In this study, a comparison of historical (1890s) and contemporary (2015) riverbed profiles revealed a substantial change to the depth and spatial distribution of waterholes post European colonisation. The trajectory and magnitude of change is spatially variable and closely aligned with the presence or absence of low-level weirs. These structures create artificially high-water levels immediately upstream of the weir structure, which has increased waterhole depths for approximately 40 % of the river. In contrast, waterholes located outside of the weir pool influence have experienced a significant decline in maximum waterhole depths (median decline of 1.6m). This has resulted in fewer deep waterholes, which is also associated with an increase in the distance between the remaining deep waterholes (i.e., those deeper than 4m). In some cases, those distance have more than doubled. A change to the depth of waterholes and their spatial distribution has serious implications for hydrological connectivity, water quality, habitat availability and for the long-term presence and persistence of waterholes in the landscape.

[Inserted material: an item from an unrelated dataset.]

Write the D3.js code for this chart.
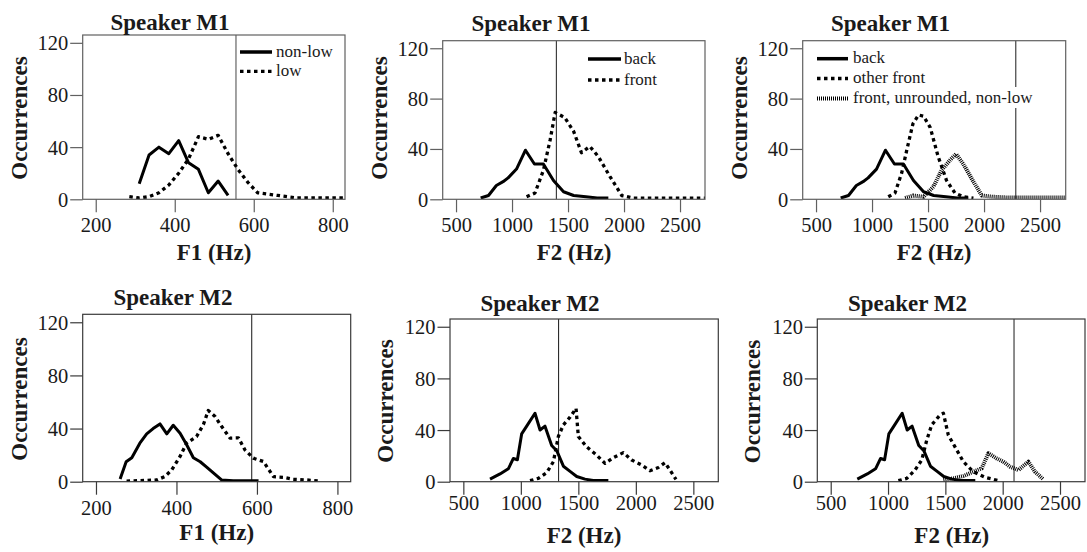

The decline in waterhole depths observed on the Barwon-Darling has been attributed to an increase in the rate of sedimentation associated with anthropogenic landscape change. Anthropogenic landscape change has increased the delivery of sediment to the river whilst reducing the capacity of the river system to transport sediment. Although sediment can originate from a range of sources, this study focused on the potential contribution from alluvial floodplain gullies. Floodplain gullies were found to be a prevalent feature within the catchment, with their presence increasing over the past 50 years. Over 4000 gullies were recorded, impacting an area of floodplain of approximately 148 million m2 and with a combined gully length of 2364 km. The total volume of sediment originating from these gullies is approximately 168 million m3, which is magnitudes higher than previous estimates for gully erosion in the Barwon-Darling catchment. However, given the gullies in this study have been cut into floodplain alluvium it was assumed that a sizable proportion of the fine sediment exported from the gullies would have remained in suspension and therefore transported some distance from the original source gullies. This was supported through statistical analysis that showed no predictive relationship between the total volume of gully derived sediment delivered to a reach and the magnitude of change to waterhole depth in that reach. The less mobile coarse sediment fraction would, however, be more likely to contribute to the shallowing of waterholes and to the expansion of in-channel feature such as bars and benches.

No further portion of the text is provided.